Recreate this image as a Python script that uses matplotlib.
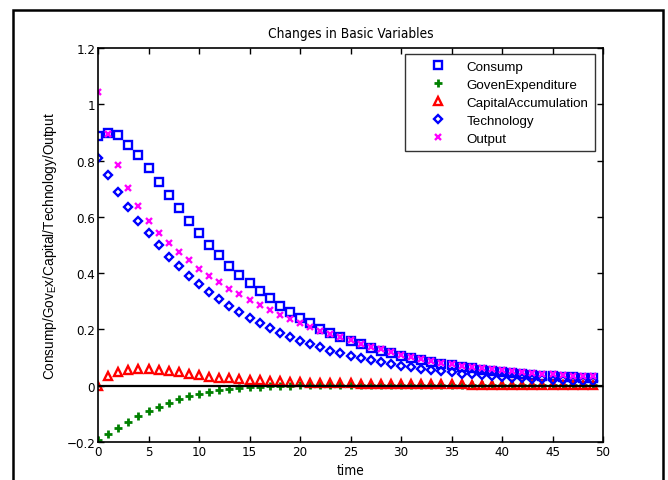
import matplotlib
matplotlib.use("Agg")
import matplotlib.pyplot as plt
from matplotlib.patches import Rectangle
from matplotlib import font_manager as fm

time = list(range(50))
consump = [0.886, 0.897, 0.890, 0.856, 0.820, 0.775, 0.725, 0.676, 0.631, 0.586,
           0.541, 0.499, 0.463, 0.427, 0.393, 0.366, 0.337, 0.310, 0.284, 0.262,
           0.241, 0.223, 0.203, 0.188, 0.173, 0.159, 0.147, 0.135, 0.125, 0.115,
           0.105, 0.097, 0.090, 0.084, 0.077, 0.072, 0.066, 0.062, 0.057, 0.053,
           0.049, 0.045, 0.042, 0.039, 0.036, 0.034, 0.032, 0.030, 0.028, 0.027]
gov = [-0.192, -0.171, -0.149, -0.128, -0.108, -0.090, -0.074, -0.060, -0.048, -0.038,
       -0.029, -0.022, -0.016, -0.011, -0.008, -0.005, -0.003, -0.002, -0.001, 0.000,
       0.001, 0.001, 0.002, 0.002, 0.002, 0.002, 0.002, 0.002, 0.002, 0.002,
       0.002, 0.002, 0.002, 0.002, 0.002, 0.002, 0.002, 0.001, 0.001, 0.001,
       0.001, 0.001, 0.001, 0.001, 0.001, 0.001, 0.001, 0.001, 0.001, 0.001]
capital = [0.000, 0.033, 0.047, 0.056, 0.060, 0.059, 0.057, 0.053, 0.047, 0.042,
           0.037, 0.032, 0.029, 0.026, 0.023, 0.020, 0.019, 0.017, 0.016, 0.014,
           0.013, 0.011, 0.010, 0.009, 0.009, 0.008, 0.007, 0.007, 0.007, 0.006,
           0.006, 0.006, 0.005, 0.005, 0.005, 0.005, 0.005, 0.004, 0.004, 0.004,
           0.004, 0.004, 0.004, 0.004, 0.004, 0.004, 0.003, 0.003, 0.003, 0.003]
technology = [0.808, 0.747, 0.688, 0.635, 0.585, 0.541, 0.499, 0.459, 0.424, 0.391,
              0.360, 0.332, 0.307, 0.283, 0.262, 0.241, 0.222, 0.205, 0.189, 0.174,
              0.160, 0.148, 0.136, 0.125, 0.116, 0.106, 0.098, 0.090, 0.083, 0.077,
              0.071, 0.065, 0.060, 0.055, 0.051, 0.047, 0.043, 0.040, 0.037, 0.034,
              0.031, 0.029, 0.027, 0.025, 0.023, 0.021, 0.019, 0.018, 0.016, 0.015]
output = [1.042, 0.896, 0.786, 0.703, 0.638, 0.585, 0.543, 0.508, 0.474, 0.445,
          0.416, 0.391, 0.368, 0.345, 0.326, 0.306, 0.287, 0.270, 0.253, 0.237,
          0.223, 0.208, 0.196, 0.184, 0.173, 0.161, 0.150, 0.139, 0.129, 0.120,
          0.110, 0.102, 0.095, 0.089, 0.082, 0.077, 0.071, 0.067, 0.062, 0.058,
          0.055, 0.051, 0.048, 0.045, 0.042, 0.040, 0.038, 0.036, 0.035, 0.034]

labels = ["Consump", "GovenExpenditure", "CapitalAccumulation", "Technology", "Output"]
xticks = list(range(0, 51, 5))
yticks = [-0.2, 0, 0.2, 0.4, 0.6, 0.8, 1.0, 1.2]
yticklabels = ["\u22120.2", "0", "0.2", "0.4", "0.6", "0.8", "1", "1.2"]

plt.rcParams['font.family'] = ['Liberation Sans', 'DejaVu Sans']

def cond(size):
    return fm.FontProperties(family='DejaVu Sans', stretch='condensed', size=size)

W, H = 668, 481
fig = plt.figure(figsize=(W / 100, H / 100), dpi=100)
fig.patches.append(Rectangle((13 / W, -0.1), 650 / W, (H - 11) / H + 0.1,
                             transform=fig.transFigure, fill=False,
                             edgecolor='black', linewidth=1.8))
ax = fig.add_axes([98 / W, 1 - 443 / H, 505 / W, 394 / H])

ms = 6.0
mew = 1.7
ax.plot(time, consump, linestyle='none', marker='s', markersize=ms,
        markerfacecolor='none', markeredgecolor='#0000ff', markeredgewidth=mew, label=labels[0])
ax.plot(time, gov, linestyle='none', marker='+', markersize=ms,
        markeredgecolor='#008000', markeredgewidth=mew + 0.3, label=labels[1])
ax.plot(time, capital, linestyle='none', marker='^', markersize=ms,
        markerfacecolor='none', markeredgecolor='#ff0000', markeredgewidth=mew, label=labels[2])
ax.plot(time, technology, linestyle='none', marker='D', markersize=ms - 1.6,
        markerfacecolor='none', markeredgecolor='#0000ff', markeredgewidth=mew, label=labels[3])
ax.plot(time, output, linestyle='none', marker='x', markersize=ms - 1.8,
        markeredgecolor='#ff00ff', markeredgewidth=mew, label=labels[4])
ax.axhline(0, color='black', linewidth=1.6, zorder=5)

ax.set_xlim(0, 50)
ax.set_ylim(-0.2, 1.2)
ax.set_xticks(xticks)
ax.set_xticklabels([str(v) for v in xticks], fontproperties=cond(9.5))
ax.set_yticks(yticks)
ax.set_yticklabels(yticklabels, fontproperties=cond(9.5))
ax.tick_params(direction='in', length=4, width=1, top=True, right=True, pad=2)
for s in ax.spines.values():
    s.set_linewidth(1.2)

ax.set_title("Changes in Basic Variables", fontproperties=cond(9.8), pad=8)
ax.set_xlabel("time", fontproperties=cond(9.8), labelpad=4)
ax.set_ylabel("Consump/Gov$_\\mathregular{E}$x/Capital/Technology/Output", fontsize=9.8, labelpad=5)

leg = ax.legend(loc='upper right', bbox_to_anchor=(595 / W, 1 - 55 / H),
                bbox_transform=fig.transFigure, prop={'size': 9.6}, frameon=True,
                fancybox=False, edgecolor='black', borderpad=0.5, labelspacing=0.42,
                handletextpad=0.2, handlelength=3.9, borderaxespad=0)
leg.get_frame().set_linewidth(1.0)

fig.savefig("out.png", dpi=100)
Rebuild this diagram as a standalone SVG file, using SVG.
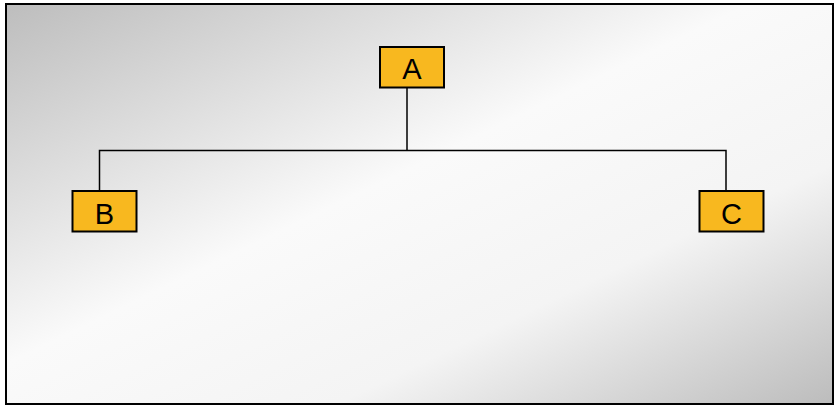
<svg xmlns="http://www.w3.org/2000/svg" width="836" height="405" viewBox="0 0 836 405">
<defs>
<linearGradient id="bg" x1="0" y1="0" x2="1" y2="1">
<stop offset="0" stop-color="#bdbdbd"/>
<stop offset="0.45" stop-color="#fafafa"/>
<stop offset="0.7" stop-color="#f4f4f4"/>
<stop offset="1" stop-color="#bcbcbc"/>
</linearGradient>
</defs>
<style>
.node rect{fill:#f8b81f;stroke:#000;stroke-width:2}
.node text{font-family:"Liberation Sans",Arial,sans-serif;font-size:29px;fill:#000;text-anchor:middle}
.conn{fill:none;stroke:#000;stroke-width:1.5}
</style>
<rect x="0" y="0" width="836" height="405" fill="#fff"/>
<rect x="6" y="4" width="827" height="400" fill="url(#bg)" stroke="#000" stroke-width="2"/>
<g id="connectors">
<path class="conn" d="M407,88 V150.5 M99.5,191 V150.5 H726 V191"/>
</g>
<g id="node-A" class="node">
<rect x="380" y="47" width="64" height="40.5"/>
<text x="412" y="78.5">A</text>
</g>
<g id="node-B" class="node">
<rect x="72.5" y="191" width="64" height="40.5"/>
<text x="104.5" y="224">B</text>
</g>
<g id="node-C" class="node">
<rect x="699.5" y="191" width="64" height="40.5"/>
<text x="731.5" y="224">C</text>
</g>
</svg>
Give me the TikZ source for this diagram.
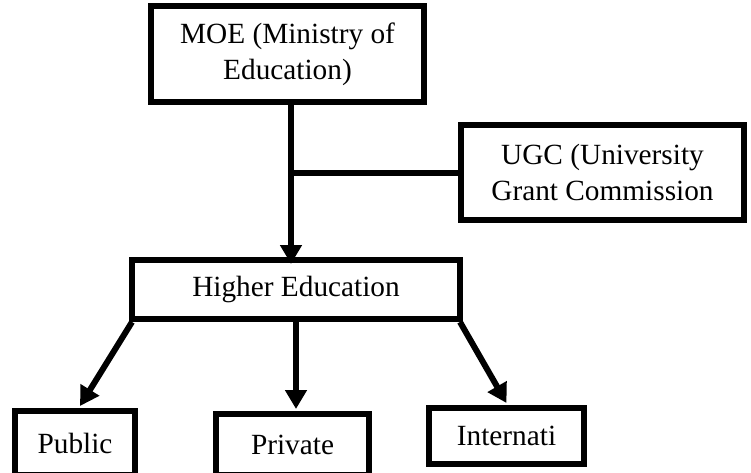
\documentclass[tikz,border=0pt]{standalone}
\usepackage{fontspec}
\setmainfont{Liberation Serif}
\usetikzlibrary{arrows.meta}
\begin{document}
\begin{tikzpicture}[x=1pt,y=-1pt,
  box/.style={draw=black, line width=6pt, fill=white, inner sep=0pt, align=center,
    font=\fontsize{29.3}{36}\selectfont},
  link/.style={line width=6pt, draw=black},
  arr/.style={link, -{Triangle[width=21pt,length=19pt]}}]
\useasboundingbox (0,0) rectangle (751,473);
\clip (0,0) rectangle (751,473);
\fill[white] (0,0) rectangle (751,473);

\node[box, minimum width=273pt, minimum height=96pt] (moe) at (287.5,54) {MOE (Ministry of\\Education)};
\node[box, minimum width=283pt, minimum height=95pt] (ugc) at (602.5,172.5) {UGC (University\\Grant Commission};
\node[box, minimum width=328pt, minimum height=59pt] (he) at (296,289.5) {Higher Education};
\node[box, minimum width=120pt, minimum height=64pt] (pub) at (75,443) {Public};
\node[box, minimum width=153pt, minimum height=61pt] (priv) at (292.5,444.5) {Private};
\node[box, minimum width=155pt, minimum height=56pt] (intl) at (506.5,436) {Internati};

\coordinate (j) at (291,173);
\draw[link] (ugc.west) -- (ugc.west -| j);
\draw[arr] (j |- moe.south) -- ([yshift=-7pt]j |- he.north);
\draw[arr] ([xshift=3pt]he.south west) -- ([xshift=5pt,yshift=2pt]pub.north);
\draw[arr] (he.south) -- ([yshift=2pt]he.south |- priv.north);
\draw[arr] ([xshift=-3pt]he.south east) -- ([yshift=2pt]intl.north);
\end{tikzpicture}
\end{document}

※ ※ ※

Transcribe, from the records above, the first line and every line after it up to and including the line with "from matplotlib import font_manager as fm"; omit pictures.

▶ [Task response]:
Recreate this image as a Python script that uses matplotlib.
import matplotlib
matplotlib.use("Agg")
import matplotlib.pyplot as plt
from matplotlib.patches import Rectangle
from matplotlib import font_manager as fm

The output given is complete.